Los ejércitos no daban abasto para incorporar los nuevos adelantos técnicos en la vieja estructura de sus actividades seculares. He aquí un recuerdo personal al respecto. Mi primer capitán en una batería antiaérea, finalizando los años 50, insistía en que debía ser él quien diera personalmente la voz de ¡fuego! -vieja tradición artillera- para disparar a mano los cañones, en vez de dejar tal decisión al radar y al calculador electrónico que automáticamente decidían cuándo y adónde disparar para abatir el objetivo. A veces eran, pues, los propios militares los que peor aceptaban las innovaciones de la carrera armamentista impuesta por la industria que la impulsaba.
Acabada la Guerra Fría, desapareció el motivo que impulsaba el desarrollo de ese tipo de armamentos, pero el 11 de septiembre del 2001 señaló una fecha crucial. Los avispados fabricantes descubrieron enseguida potenciales nuevos campos de desarrollo e investigación. Muchos gobiernos estarían dispuesto a pagar lo que fuera necesario para disponer de medios con los que descubrir a un terrorista viviendo o actuando en el anonimato; de procedimientos o instrumentos para forzar confesiones en los sospechosos apresados; para controlar estrictamente el paso de fronteras; para vigilar y examinar ingentes masas de información de las que extraer datos a fin de aumentar la seguridad propia o, al menos, hacer creer a los ciudadanos que ése era su objetivo principal.
En esas circunstancias, hubo un país que se puso decididamente en vanguardia: Israel. Su industria de «defensa interior», antes casi inexistente, ha crecido tanto desde entonces que ocupa el cuarto lugar mundial entre los exportadores de la industria de defensa. Varios factores contribuyen a ello. Nadie puede negar que en Israel se cultiva y recompensa la imaginación personal, la capacidad investigadora, la inteligencia y el trabajo. También hay que tener presente la hipermilitarización de una sociedad en constante situación de guerra y mentalizada por una institución militar que invade amplios espacios sociales.
Pero estos factores solos no bastarían para justificar tan rápido avance. Según escribe Naomi Klein, periodista e investigadora canadiense de origen judío, en Laboratory for a Fortressed World (Laboratorio para un mundo fortificado), hay que añadir el hecho de que Israel utiliza a los palestinos de los territorios ocupados para experimentar sus innovaciones tecnológicas. Cisjordania y, sobre todo, Gaza son un laboratorio privado donde ensayarlas libremente.

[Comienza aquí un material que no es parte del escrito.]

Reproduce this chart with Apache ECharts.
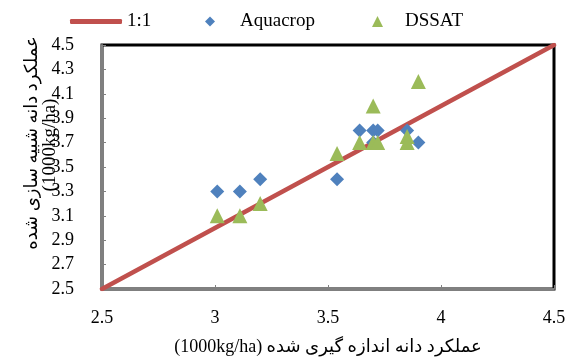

Desde la «tecnología de segregación física» (un eufemismo para hablar de los muros y controles del moderno apartheid), pasando por sistemas de vigilancia o de guerra por control remoto, Gaza es un laboratorio del que no puede servirse ninguna otra industria competidora.
Si a esto se une el efecto propagandístico organizado en torno a un Estado rodeado por fieros enemigos que buscan su destrucción, pero que gracias a sus avances tecnológicos sobrevive con éxito, protegido por baluartes infranqueables, es de temer que a las muchas tribulaciones del sufriente pueblo palestino haya que añadir su papel como conejillos de Indias de la industria israelí de «defensa interior». Industria de la que también se ha beneficiado España, al adquirir sistemas de armas fabricados en Israel. ¡Qué enrevesadas son las relaciones internacionales cuando de ellas no se ignoran los ineludibles aspectos morales!